Bank statements should do it, Fleming says, but be ready for this to feel a little … invasive.
Most lenders will require two months of statements from the gifter’s account, including all pages from each statement. Those bank statements will need to include all relevant information, meaning your lender is going to see your parents’ bank account number and personal information.
That felt weird to my parents, who worried about the security risk of faxing that information to a virtual stranger. But really—it happens all the time, so don’t let them freak out over it.
5. Your parents can’t go broke trying to help you
We both know your parents aren’t going to give away all of their money for the sake of your down payment, but your lender has to know that, too.
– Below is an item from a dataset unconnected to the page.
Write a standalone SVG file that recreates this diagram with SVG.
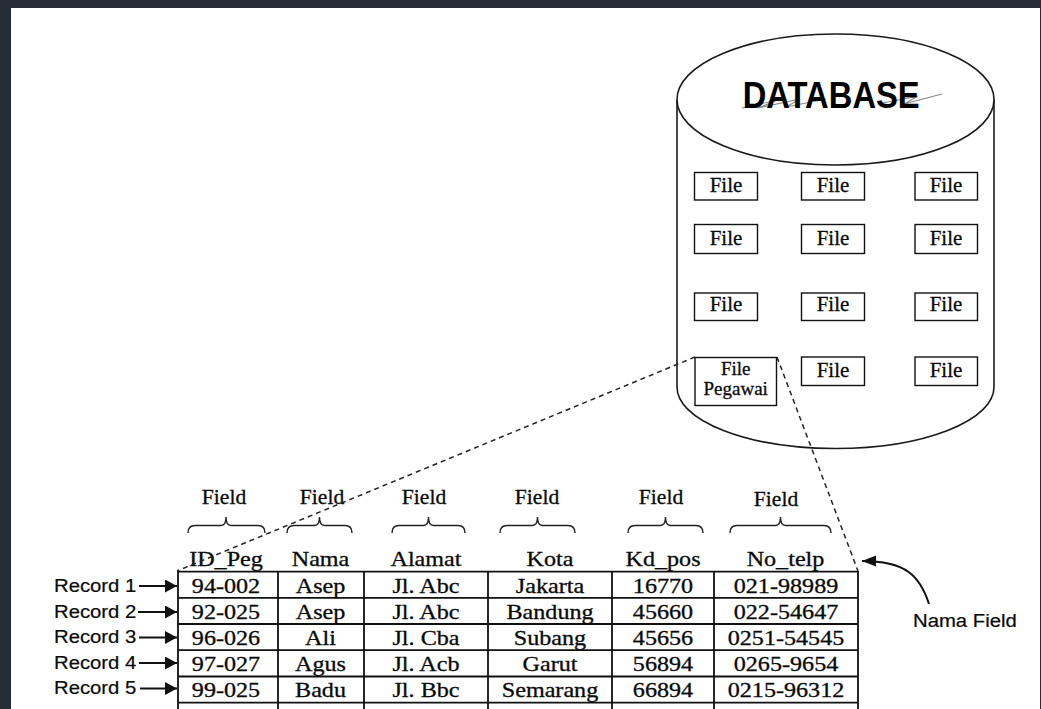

That’s why your folks will have to prove with bank statements that they can comfortably afford the gifted down payment—and have sufficient funds left over.
If your parents are going to use a separate account for the down payment, or they split their money over several accounts, make sure your lender knows what’s going on and have your parents provide extra proof that they can afford to help you.
Just be sure to also provide your parents with extra proof of your gratitude. And invite them over for dinner once in a while, eh?